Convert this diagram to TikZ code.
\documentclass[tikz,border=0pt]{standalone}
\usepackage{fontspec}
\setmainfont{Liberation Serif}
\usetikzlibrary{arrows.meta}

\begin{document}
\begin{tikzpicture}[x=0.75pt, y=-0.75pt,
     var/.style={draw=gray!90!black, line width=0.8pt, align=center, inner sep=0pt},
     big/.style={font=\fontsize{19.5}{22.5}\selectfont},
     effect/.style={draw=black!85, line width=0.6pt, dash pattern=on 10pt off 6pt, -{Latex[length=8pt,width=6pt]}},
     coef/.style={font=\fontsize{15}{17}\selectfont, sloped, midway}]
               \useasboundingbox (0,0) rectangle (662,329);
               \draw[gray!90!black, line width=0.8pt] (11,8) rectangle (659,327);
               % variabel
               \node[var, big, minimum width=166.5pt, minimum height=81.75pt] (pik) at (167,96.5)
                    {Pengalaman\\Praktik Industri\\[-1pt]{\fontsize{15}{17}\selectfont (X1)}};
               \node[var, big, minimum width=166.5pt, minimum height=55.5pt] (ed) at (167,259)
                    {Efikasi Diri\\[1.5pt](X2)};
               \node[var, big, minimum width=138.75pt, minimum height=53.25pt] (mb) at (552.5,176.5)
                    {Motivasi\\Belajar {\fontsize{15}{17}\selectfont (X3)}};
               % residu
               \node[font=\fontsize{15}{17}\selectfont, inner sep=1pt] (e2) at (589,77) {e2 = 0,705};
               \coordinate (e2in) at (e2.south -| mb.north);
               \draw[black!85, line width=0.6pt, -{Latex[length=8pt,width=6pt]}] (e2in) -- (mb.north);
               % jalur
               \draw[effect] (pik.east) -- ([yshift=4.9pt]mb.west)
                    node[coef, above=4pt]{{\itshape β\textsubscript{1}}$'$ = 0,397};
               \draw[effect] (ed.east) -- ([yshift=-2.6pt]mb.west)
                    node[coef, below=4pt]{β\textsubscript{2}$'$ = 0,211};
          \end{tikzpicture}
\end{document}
...
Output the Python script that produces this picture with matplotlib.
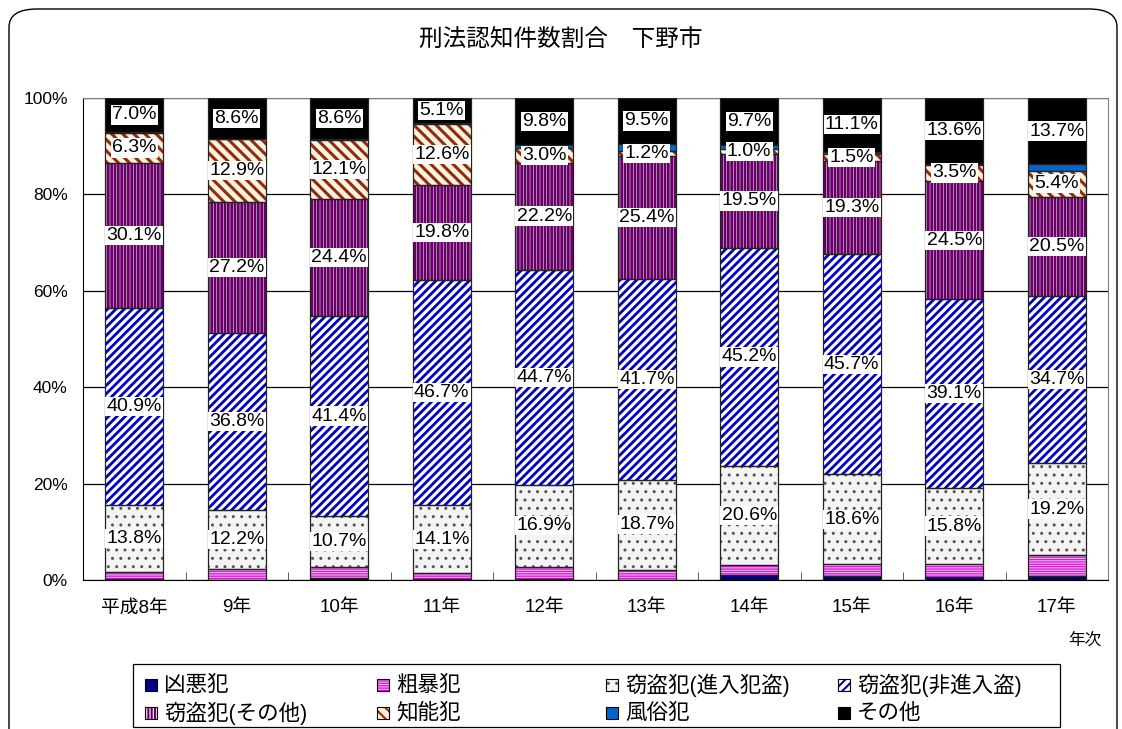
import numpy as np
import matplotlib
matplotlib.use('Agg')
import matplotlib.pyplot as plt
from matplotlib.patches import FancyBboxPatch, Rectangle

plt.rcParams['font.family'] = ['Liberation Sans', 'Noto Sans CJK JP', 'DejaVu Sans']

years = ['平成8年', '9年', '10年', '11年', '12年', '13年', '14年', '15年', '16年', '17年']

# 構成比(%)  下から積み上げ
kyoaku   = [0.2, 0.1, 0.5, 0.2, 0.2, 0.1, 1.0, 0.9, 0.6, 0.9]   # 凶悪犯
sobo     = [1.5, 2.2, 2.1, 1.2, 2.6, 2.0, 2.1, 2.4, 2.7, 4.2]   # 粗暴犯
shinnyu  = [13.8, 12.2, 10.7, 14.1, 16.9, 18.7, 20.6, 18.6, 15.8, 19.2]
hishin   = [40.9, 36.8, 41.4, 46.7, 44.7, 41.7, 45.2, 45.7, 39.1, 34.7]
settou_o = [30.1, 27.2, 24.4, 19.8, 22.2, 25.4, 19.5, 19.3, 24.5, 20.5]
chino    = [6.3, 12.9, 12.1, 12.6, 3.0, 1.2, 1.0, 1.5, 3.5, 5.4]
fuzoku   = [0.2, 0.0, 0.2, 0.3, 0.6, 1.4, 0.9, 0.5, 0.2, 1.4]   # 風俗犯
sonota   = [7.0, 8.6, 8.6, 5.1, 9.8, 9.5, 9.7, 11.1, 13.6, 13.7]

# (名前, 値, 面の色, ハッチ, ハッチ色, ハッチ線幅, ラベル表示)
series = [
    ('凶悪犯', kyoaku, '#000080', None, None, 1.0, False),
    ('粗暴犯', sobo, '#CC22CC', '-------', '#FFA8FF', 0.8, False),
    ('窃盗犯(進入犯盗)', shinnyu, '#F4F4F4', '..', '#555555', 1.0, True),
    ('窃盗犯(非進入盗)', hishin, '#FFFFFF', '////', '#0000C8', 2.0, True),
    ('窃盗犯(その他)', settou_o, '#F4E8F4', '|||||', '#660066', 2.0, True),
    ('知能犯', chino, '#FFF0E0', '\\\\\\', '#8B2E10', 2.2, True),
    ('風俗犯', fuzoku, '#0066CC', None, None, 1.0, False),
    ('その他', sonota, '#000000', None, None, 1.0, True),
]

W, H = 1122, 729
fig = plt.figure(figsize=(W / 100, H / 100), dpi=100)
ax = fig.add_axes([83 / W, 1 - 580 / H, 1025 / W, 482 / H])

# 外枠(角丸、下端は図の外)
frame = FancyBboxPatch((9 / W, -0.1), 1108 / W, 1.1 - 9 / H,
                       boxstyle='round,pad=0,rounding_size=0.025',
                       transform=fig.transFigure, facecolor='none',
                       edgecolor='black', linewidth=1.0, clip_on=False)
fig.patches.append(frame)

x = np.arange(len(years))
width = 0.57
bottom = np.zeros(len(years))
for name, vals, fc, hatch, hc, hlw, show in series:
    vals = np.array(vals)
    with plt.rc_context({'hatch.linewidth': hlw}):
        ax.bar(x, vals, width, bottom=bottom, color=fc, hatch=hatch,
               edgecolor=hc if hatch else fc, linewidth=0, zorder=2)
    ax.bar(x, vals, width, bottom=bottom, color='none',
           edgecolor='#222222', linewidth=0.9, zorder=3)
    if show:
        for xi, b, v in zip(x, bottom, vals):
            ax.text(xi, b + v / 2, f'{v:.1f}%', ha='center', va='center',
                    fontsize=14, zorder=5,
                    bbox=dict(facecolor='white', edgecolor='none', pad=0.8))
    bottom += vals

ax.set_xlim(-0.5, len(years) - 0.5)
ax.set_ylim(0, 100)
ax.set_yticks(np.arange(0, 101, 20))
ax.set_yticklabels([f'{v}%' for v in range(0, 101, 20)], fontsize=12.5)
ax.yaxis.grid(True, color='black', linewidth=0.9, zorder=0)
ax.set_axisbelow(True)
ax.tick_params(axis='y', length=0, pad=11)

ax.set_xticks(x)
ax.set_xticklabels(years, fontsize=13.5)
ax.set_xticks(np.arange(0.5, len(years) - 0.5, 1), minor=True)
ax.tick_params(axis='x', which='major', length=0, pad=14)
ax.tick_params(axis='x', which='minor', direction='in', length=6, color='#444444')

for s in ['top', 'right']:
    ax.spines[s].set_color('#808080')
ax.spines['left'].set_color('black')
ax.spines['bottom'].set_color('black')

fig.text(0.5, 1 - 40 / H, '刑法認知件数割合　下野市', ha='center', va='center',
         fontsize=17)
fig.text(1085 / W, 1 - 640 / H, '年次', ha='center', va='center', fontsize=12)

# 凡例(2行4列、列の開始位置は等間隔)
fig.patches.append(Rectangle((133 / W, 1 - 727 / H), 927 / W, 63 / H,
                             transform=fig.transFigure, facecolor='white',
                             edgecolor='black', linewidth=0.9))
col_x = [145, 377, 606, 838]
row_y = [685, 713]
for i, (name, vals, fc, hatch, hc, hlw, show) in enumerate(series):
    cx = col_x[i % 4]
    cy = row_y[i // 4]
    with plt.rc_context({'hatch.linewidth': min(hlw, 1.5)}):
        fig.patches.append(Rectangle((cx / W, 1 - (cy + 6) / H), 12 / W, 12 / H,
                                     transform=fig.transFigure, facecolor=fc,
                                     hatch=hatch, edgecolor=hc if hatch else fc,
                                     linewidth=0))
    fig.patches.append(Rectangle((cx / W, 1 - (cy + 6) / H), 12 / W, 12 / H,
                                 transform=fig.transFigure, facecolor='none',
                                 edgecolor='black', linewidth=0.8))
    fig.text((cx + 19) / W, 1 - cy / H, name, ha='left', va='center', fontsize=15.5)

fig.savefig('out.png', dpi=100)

Task objective:
Pull out only the lines from the one with "Output the Python" up to and including the one with "fig.patches.append(frame)", and drop any pictures along the way.

Response to this exercise:
Output the Python script that produces this picture with matplotlib.
import numpy as np
import matplotlib
matplotlib.use('Agg')
import matplotlib.pyplot as plt
from matplotlib.patches import FancyBboxPatch, Rectangle

plt.rcParams['font.family'] = ['Liberation Sans', 'Noto Sans CJK JP', 'DejaVu Sans']

years = ['平成8年', '9年', '10年', '11年', '12年', '13年', '14年', '15年', '16年', '17年']

# 構成比(%)  下から積み上げ
kyoaku   = [0.2, 0.1, 0.5, 0.2, 0.2, 0.1, 1.0, 0.9, 0.6, 0.9]   # 凶悪犯
sobo     = [1.5, 2.2, 2.1, 1.2, 2.6, 2.0, 2.1, 2.4, 2.7, 4.2]   # 粗暴犯
shinnyu  = [13.8, 12.2, 10.7, 14.1, 16.9, 18.7, 20.6, 18.6, 15.8, 19.2]
hishin   = [40.9, 36.8, 41.4, 46.7, 44.7, 41.7, 45.2, 45.7, 39.1, 34.7]
settou_o = [30.1, 27.2, 24.4, 19.8, 22.2, 25.4, 19.5, 19.3, 24.5, 20.5]
chino    = [6.3, 12.9, 12.1, 12.6, 3.0, 1.2, 1.0, 1.5, 3.5, 5.4]
fuzoku   = [0.2, 0.0, 0.2, 0.3, 0.6, 1.4, 0.9, 0.5, 0.2, 1.4]   # 風俗犯
sonota   = [7.0, 8.6, 8.6, 5.1, 9.8, 9.5, 9.7, 11.1, 13.6, 13.7]

# (名前, 値, 面の色, ハッチ, ハッチ色, ハッチ線幅, ラベル表示)
series = [
    ('凶悪犯', kyoaku, '#000080', None, None, 1.0, False),
    ('粗暴犯', sobo, '#CC22CC', '-------', '#FFA8FF', 0.8, False),
    ('窃盗犯(進入犯盗)', shinnyu, '#F4F4F4', '..', '#555555', 1.0, True),
    ('窃盗犯(非進入盗)', hishin, '#FFFFFF', '////', '#0000C8', 2.0, True),
    ('窃盗犯(その他)', settou_o, '#F4E8F4', '|||||', '#660066', 2.0, True),
    ('知能犯', chino, '#FFF0E0', '\\\\\\', '#8B2E10', 2.2, True),
    ('風俗犯', fuzoku, '#0066CC', None, None, 1.0, False),
    ('その他', sonota, '#000000', None, None, 1.0, True),
]

W, H = 1122, 729
fig = plt.figure(figsize=(W / 100, H / 100), dpi=100)
ax = fig.add_axes([83 / W, 1 - 580 / H, 1025 / W, 482 / H])

# 外枠(角丸、下端は図の外)
frame = FancyBboxPatch((9 / W, -0.1), 1108 / W, 1.1 - 9 / H,
                       boxstyle='round,pad=0,rounding_size=0.025',
                       transform=fig.transFigure, facecolor='none',
                       edgecolor='black', linewidth=1.0, clip_on=False)
fig.patches.append(frame)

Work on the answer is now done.